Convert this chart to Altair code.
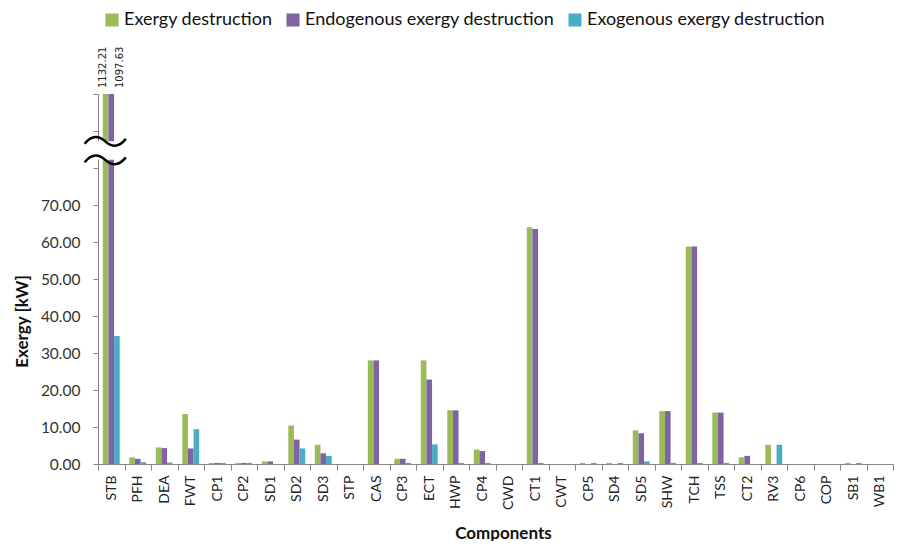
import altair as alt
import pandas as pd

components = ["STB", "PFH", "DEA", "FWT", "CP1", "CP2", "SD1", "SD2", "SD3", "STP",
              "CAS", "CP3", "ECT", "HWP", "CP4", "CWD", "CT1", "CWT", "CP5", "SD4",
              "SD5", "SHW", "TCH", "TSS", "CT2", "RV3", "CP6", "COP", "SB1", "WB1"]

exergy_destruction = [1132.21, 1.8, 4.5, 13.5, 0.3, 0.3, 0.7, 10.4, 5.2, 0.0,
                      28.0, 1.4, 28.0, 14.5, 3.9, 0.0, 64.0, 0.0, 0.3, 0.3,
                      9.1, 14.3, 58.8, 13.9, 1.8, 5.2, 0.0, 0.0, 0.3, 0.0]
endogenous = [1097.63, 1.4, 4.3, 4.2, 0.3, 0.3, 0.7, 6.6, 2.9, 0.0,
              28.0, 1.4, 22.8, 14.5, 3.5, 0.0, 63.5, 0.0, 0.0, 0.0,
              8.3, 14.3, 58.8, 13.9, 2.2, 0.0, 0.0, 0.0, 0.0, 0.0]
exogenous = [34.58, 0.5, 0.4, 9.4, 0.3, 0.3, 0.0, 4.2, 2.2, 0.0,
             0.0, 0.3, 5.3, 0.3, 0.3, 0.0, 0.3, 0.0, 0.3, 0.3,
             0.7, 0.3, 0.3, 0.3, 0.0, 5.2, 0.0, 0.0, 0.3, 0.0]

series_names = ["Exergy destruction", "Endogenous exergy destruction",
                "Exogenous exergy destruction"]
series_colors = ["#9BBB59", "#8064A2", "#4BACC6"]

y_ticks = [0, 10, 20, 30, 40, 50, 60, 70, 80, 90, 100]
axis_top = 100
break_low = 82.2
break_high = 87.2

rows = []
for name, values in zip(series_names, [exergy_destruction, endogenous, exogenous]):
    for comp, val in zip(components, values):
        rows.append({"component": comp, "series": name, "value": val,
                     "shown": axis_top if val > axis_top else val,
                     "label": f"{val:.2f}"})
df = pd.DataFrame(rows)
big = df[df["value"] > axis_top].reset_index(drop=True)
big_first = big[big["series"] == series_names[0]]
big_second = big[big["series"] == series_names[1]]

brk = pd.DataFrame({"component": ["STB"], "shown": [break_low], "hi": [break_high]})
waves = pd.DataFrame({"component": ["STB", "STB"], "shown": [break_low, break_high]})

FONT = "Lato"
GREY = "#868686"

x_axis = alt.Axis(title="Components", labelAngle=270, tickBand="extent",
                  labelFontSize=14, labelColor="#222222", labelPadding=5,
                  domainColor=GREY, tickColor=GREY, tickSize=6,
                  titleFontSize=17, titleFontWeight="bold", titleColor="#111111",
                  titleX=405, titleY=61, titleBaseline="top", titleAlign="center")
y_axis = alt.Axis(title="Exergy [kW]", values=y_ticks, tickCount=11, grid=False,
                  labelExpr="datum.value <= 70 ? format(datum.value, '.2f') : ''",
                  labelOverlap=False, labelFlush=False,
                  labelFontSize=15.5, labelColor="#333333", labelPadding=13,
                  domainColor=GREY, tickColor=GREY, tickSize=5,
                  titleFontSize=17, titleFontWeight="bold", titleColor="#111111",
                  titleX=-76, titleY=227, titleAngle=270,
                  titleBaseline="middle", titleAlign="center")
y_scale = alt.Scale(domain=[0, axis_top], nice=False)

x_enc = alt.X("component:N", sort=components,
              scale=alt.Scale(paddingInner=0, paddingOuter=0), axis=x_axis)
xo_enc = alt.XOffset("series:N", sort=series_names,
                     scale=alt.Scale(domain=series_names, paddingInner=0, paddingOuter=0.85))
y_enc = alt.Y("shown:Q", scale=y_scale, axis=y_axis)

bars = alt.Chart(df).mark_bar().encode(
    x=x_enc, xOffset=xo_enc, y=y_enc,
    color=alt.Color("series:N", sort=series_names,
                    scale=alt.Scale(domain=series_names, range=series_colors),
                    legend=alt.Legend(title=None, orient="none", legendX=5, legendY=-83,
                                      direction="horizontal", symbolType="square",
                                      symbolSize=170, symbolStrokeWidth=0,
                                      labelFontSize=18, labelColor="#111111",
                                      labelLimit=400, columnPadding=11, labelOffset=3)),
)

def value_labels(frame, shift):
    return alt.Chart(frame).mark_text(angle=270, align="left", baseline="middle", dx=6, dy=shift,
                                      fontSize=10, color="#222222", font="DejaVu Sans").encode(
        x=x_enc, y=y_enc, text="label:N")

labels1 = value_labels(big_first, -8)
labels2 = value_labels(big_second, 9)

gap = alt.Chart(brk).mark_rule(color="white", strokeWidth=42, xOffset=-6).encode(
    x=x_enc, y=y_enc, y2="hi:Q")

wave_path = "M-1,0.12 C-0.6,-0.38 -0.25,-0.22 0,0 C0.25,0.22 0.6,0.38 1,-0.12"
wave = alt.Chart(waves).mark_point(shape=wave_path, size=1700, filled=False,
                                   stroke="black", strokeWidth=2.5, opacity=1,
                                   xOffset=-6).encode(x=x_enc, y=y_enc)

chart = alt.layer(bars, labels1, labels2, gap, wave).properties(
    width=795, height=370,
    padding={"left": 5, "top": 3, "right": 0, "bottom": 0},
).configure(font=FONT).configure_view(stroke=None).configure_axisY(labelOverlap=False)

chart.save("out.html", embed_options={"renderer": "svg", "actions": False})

┄┄┄┄┄┄┄┄┄┄┄┄┄┄┄┄┄┄┄┄

● **Task statement**
Go through the data above and transcribe it in full, omitting any image.

● **Written solution**
Convert this chart to Altair code.
import altair as alt
import pandas as pd

components = ["STB", "PFH", "DEA", "FWT", "CP1", "CP2", "SD1", "SD2", "SD3", "STP",
              "CAS", "CP3", "ECT", "HWP", "CP4", "CWD", "CT1", "CWT", "CP5", "SD4",
              "SD5", "SHW", "TCH", "TSS", "CT2", "RV3", "CP6", "COP", "SB1", "WB1"]

exergy_destruction = [1132.21, 1.8, 4.5, 13.5, 0.3, 0.3, 0.7, 10.4, 5.2, 0.0,
                      28.0, 1.4, 28.0, 14.5, 3.9, 0.0, 64.0, 0.0, 0.3, 0.3,
                      9.1, 14.3, 58.8, 13.9, 1.8, 5.2, 0.0, 0.0, 0.3, 0.0]
endogenous = [1097.63, 1.4, 4.3, 4.2, 0.3, 0.3, 0.7, 6.6, 2.9, 0.0,
              28.0, 1.4, 22.8, 14.5, 3.5, 0.0, 63.5, 0.0, 0.0, 0.0,
              8.3, 14.3, 58.8, 13.9, 2.2, 0.0, 0.0, 0.0, 0.0, 0.0]
exogenous = [34.58, 0.5, 0.4, 9.4, 0.3, 0.3, 0.0, 4.2, 2.2, 0.0,
             0.0, 0.3, 5.3, 0.3, 0.3, 0.0, 0.3, 0.0, 0.3, 0.3,
             0.7, 0.3, 0.3, 0.3, 0.0, 5.2, 0.0, 0.0, 0.3, 0.0]

series_names = ["Exergy destruction", "Endogenous exergy destruction",
                "Exogenous exergy destruction"]
series_colors = ["#9BBB59", "#8064A2", "#4BACC6"]

y_ticks = [0, 10, 20, 30, 40, 50, 60, 70, 80, 90, 100]
axis_top = 100
break_low = 82.2
break_high = 87.2

rows = []
for name, values in zip(series_names, [exergy_destruction, endogenous, exogenous]):
    for comp, val in zip(components, values):
        rows.append({"component": comp, "series": name, "value": val,
                     "shown": axis_top if val > axis_top else val,
                     "label": f"{val:.2f}"})
df = pd.DataFrame(rows)
big = df[df["value"] > axis_top].reset_index(drop=True)
big_first = big[big["series"] == series_names[0]]
big_second = big[big["series"] == series_names[1]]

brk = pd.DataFrame({"component": ["STB"], "shown": [break_low], "hi": [break_high]})
waves = pd.DataFrame({"component": ["STB", "STB"], "shown": [break_low, break_high]})

FONT = "Lato"
GREY = "#868686"

x_axis = alt.Axis(title="Components", labelAngle=270, tickBand="extent",
                  labelFontSize=14, labelColor="#222222", labelPadding=5,
                  domainColor=GREY, tickColor=GREY, tickSize=6,
                  titleFontSize=17, titleFontWeight="bold", titleColor="#111111",
                  titleX=405, titleY=61, titleBaseline="top", titleAlign="center")
y_axis = alt.Axis(title="Exergy [kW]", values=y_ticks, tickCount=11, grid=False,
                  labelExpr="datum.value <= 70 ? format(datum.value, '.2f') : ''",
                  labelOverlap=False, labelFlush=False,
                  labelFontSize=15.5, labelColor="#333333", labelPadding=13,
                  domainColor=GREY, tickColor=GREY, tickSize=5,
                  titleFontSize=17, titleFontWeight="bold", titleColor="#111111",
                  titleX=-76, titleY=227, titleAngle=270,
                  titleBaseline="middle", titleAlign="center")
y_scale = alt.Scale(domain=[0, axis_top], nice=False)

x_enc = alt.X("component:N", sort=components,
              scale=alt.Scale(paddingInner=0, paddingOuter=0), axis=x_axis)
xo_enc = alt.XOffset("series:N", sort=series_names,
                     scale=alt.Scale(domain=series_names, paddingInner=0, paddingOuter=0.85))
y_enc = alt.Y("shown:Q", scale=y_scale, axis=y_axis)

bars = alt.Chart(df).mark_bar().encode(
    x=x_enc, xOffset=xo_enc, y=y_enc,
    color=alt.Color("series:N", sort=series_names,
                    scale=alt.Scale(domain=series_names, range=series_colors),
                    legend=alt.Legend(title=None, orient="none", legendX=5, legendY=-83,
                                      direction="horizontal", symbolType="square",
                                      symbolSize=170, symbolStrokeWidth=0,
                                      labelFontSize=18, labelColor="#111111",
                                      labelLimit=400, columnPadding=11, labelOffset=3)),
)

def value_labels(frame, shift):
    return alt.Chart(frame).mark_text(angle=270, align="left", baseline="middle", dx=6, dy=shift,
                                      fontSize=10, color="#222222", font="DejaVu Sans").encode(
        x=x_enc, y=y_enc, text="label:N")

labels1 = value_labels(big_first, -8)
labels2 = value_labels(big_second, 9)

gap = alt.Chart(brk).mark_rule(color="white", strokeWidth=42, xOffset=-6).encode(
    x=x_enc, y=y_enc, y2="hi:Q")

wave_path = "M-1,0.12 C-0.6,-0.38 -0.25,-0.22 0,0 C0.25,0.22 0.6,0.38 1,-0.12"
wave = alt.Chart(waves).mark_point(shape=wave_path, size=1700, filled=False,
                                   stroke="black", strokeWidth=2.5, opacity=1,
                                   xOffset=-6).encode(x=x_enc, y=y_enc)

chart = alt.layer(bars, labels1, labels2, gap, wave).properties(
    width=795, height=370,
    padding={"left": 5, "top": 3, "right": 0, "bottom": 0},
).configure(font=FONT).configure_view(stroke=None).configure_axisY(labelOverlap=False)

chart.save("out.html", embed_options={"renderer": "svg", "actions": False})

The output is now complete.